The McGill researchers found that this same mechanism, when stimulated in the right way by free radicals, actually reinforces the cell’s defenses and increases its lifespan. Their findings are reported in a study published online in the journal Cell.

Free Radical Theory

“People believe that free radicals are damaging and cause aging, but the so-called ‘free radical theory of aging’ is incorrect,” says Siegfried Hekimi, a biology professor and the study’s senior author.

“We have turned this theory on its head by proving that free radical production increases during aging because free radicals actually combat—not cause—aging. In fact, in our model organism we can elevate free radical generation and thus induce a substantially longer life.”

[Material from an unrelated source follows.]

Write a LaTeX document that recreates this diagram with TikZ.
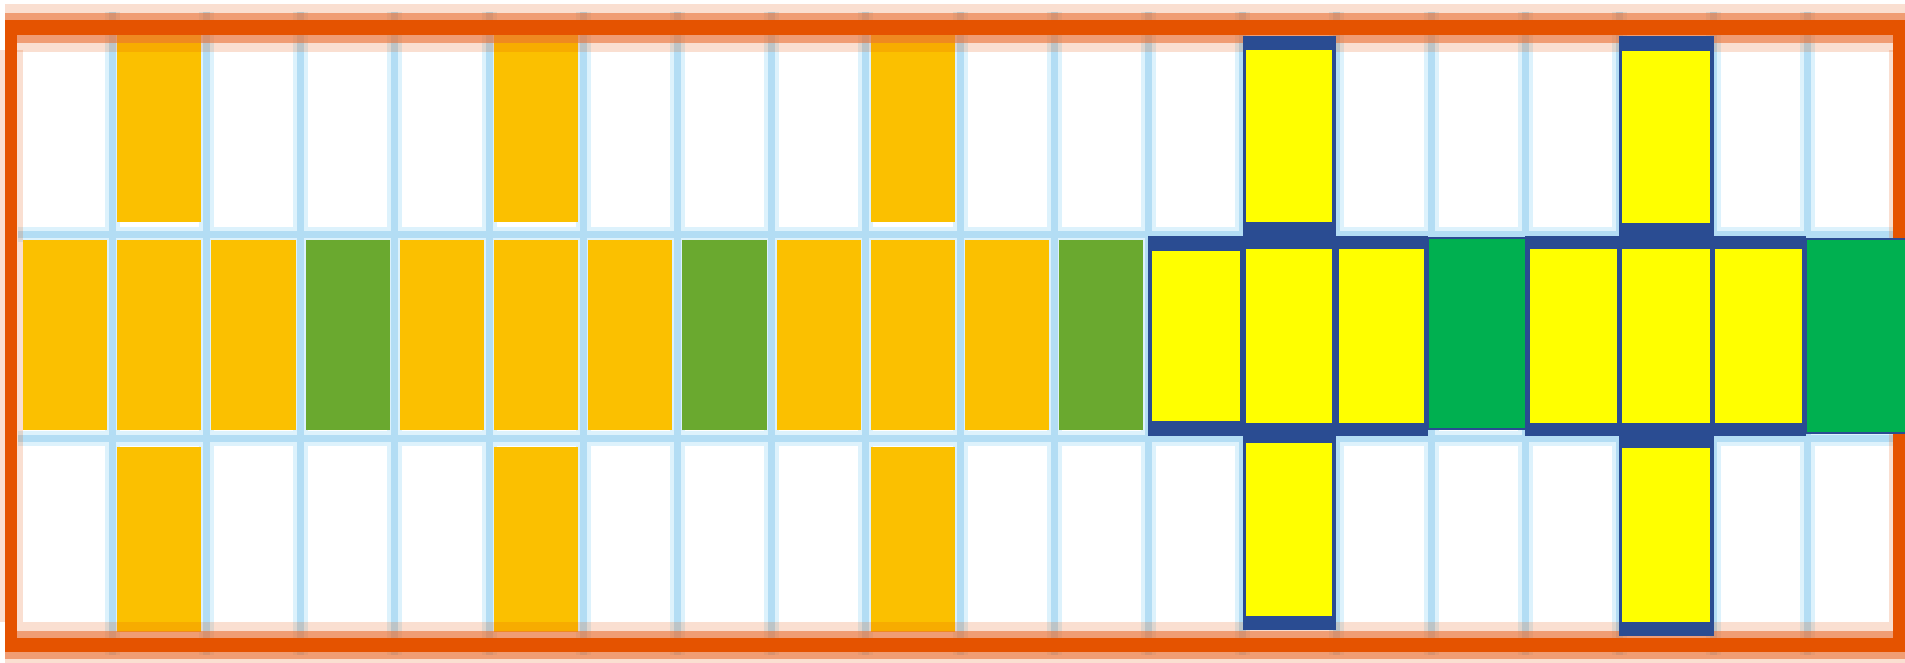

According to Hekimi, the findings suggest that apoptosis signaling “can be used to stimulate mechanisms that slow down aging.”

“Since the mechanism of apoptosis has been extensively studied in people, because of its medical importance in immunity and in cancer, a lot of pharmacological tools already exist to manipulate apoptotic signaling. But that doesn’t mean it will be easy.”

Stimulating pro-longevity apoptotic signaling could be particularly important in neurodegenerative diseases, says Hekimi.

In the brain the apoptotic signaling might be particularly tilted toward increasing the stress resistance of damaged cells rather than killing them, explains Hekimi. That’s because it is harder to replace dead neurons than other kinds of cells, partly because of the complexity of the connections between neurons.